— Problem requirements —
Leaving out every picture, retype the lines below from the top through the one that contains "plt.rcParams['font.family'] = ['Liberation".

•••

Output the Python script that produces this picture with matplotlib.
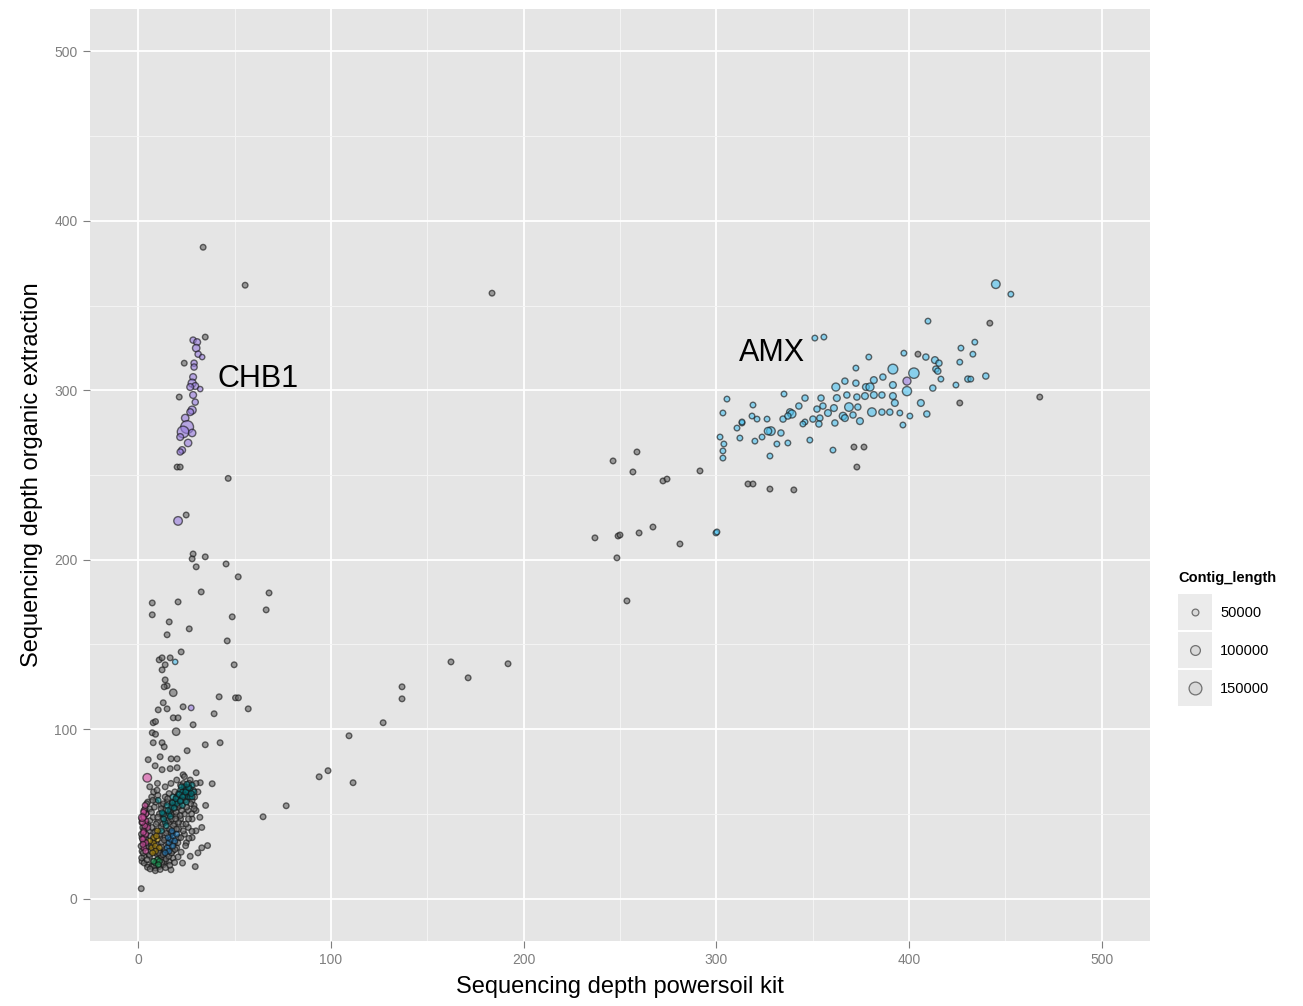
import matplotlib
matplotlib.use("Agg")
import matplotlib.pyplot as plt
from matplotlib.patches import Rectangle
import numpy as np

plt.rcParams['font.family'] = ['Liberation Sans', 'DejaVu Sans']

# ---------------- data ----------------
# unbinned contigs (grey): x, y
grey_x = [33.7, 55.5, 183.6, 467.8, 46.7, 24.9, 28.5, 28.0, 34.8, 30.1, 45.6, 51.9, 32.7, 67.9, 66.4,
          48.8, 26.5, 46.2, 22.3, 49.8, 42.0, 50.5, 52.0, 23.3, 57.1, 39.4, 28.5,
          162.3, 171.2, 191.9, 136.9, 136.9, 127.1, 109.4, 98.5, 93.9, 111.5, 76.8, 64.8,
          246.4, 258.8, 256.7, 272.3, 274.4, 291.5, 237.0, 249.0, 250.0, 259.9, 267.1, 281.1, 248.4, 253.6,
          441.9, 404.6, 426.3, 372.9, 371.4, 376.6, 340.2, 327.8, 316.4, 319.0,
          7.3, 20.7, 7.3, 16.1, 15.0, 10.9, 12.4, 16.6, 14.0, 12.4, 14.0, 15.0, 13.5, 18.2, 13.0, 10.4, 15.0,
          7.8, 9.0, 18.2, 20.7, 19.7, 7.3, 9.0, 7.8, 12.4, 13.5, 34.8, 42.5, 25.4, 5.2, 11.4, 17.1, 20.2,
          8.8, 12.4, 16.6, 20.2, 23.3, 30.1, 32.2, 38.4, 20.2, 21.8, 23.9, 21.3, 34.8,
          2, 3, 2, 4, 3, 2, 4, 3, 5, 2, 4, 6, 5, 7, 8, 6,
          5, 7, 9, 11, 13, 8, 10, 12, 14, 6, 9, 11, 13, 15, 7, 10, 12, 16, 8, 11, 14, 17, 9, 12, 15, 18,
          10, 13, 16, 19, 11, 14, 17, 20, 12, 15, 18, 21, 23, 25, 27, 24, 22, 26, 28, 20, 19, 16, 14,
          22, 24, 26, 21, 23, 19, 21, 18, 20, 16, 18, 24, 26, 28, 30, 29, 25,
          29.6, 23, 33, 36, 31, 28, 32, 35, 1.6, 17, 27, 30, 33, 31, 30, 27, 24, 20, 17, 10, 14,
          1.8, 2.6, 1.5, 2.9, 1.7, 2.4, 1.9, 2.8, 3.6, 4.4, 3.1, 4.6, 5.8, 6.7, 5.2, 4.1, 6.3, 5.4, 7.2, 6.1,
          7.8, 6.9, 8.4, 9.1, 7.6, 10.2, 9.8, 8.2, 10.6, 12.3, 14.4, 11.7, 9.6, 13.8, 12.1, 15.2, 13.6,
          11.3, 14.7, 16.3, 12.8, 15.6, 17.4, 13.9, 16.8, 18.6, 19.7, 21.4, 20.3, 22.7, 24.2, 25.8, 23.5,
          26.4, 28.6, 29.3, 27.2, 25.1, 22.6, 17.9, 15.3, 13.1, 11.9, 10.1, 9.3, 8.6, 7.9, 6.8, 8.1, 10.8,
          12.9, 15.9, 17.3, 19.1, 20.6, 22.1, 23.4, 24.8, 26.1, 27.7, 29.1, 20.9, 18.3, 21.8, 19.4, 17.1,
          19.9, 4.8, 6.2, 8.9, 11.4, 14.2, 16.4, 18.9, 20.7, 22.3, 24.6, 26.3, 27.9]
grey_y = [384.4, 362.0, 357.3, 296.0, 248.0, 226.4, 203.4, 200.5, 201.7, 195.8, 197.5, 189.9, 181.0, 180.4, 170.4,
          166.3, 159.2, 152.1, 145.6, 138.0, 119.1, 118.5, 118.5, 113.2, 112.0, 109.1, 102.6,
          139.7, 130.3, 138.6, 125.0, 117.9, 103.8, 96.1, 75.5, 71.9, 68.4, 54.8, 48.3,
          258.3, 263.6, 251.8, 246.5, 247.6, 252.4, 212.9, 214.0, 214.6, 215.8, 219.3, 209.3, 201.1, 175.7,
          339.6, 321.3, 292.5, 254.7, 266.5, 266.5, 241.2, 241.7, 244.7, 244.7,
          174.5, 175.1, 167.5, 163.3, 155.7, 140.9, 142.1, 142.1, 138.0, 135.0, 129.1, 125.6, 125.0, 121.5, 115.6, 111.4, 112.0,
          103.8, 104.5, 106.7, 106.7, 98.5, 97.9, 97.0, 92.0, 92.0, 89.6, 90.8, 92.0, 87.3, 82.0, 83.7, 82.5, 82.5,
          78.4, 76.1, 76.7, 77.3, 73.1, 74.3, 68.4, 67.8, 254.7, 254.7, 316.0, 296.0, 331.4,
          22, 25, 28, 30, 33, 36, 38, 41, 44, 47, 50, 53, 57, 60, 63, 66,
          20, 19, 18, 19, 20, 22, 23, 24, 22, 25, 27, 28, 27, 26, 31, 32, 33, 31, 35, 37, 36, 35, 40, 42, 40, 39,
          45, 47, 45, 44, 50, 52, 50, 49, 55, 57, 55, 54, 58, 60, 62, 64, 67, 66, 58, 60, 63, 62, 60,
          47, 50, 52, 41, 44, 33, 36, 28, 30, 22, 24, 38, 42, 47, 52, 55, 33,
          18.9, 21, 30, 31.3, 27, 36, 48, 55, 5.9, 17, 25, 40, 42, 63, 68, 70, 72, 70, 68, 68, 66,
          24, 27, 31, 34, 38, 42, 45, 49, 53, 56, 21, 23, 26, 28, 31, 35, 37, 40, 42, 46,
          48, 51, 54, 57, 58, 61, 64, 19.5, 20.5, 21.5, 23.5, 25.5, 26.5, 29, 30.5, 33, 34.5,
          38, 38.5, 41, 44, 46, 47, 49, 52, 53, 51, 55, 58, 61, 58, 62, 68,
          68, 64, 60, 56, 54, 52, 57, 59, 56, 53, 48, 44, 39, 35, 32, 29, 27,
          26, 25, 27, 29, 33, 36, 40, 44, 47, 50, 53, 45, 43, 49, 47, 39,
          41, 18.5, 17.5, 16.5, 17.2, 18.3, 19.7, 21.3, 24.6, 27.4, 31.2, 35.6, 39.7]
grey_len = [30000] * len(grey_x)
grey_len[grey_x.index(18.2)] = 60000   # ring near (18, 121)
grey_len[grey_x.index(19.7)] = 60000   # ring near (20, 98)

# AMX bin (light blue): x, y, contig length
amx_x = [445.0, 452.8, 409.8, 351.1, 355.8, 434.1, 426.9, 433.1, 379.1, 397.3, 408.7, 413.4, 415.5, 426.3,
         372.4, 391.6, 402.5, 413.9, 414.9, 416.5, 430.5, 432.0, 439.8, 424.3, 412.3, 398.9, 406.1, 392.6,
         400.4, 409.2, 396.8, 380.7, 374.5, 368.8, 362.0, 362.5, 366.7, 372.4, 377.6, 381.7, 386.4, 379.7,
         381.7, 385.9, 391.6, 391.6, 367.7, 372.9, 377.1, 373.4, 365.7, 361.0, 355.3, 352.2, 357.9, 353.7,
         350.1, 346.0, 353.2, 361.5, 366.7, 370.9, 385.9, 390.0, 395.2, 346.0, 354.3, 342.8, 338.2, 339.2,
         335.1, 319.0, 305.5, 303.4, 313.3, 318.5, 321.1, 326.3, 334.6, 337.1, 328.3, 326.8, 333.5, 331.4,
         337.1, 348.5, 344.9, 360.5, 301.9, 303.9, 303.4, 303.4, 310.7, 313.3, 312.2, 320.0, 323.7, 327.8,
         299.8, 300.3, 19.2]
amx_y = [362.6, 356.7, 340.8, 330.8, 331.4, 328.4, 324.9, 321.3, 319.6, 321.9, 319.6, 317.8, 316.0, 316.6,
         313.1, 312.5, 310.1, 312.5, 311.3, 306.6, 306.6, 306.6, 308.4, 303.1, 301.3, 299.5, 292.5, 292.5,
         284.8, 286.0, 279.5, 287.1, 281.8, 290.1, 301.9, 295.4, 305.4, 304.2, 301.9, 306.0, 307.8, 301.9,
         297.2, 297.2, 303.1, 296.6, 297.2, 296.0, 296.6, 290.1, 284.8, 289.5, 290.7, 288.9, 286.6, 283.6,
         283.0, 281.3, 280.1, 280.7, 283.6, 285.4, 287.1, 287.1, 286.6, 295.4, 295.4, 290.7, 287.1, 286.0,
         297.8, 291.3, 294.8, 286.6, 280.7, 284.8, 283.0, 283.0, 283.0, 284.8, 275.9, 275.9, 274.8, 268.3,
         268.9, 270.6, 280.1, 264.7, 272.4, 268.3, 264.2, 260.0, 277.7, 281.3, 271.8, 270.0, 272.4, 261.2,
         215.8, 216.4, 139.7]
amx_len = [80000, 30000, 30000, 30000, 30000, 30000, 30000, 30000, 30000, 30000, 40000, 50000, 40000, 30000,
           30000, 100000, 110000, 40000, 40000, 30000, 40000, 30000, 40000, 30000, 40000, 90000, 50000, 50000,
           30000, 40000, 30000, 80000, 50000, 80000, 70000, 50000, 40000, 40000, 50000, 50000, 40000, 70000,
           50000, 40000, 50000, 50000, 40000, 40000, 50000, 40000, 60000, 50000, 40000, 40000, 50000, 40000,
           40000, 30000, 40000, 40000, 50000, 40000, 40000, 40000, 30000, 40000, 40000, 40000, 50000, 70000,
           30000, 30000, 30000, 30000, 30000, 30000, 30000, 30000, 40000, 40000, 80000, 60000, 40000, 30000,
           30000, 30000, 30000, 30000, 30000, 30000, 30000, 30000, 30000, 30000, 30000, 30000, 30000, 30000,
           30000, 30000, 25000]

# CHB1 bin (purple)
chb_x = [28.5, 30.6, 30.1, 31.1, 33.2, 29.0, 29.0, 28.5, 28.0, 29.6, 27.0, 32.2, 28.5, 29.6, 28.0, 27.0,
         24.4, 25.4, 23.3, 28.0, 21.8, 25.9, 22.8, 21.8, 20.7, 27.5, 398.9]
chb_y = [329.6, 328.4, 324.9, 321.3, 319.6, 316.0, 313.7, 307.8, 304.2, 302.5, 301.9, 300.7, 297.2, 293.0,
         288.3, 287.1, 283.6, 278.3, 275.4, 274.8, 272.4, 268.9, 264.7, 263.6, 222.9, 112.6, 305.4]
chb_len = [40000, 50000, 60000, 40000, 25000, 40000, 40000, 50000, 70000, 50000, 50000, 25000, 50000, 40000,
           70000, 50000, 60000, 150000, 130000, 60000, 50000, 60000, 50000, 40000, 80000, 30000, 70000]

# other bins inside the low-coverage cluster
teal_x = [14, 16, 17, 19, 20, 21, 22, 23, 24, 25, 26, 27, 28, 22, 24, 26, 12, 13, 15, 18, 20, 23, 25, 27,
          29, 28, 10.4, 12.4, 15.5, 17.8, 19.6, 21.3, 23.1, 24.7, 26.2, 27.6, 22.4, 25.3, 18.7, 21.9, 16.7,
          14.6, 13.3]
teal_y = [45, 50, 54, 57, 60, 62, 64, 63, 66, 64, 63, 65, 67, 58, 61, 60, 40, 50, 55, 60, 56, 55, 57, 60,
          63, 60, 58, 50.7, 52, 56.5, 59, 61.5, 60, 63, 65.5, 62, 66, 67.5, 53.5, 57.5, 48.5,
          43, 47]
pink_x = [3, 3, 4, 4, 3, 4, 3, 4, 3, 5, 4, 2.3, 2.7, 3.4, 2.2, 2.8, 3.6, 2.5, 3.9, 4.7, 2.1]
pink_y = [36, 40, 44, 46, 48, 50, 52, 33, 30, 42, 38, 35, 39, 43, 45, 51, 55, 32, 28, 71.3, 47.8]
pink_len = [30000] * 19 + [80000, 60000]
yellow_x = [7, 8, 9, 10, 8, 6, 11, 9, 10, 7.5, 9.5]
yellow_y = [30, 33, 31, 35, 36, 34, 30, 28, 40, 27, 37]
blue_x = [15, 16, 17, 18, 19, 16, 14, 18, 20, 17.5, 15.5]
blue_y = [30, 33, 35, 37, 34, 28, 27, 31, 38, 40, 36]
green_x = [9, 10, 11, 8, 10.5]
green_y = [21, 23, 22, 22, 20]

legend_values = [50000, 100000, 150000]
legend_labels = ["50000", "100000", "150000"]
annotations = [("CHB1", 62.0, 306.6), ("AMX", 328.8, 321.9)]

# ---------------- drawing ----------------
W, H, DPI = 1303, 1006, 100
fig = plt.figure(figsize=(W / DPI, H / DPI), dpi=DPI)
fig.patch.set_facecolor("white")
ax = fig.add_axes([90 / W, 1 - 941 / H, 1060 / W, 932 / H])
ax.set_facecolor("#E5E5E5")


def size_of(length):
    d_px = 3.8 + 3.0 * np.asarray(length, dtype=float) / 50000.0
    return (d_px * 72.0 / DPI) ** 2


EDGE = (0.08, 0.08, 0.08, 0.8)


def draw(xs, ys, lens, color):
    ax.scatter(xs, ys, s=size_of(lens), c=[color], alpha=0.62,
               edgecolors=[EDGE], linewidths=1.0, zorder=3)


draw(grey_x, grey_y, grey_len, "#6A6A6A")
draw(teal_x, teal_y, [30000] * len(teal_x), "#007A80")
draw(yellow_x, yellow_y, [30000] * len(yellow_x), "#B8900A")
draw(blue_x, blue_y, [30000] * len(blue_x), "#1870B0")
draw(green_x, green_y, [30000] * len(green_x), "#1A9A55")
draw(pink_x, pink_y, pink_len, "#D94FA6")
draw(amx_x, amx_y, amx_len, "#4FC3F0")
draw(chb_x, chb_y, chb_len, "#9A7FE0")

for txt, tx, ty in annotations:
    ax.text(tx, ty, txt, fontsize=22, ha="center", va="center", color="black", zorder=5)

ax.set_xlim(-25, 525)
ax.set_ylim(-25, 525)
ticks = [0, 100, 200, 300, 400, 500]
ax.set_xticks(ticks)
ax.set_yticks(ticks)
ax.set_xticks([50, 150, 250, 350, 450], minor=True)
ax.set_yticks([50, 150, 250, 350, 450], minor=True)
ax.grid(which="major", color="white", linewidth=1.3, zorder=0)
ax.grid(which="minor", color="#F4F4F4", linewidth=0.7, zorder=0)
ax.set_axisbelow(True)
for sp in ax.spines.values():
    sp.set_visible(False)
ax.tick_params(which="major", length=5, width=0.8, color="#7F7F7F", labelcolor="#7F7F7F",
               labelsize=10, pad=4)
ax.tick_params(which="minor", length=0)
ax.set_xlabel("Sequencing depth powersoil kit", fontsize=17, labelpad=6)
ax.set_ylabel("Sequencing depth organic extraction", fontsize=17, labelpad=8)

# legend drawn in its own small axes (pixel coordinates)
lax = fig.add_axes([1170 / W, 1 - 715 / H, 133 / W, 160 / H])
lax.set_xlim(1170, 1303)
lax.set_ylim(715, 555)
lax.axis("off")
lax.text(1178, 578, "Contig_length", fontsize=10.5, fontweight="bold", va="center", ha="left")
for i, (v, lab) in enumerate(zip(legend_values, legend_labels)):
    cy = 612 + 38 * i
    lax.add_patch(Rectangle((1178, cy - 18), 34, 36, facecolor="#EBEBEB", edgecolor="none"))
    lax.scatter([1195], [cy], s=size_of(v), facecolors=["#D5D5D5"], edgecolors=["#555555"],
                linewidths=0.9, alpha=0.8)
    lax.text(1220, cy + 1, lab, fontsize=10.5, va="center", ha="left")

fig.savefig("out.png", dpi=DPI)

•••

— Exercise response —
Output the Python script that produces this picture with matplotlib.
import matplotlib
matplotlib.use("Agg")
import matplotlib.pyplot as plt
from matplotlib.patches import Rectangle
import numpy as np

plt.rcParams['font.family'] = ['Liberation Sans', 'DejaVu Sans']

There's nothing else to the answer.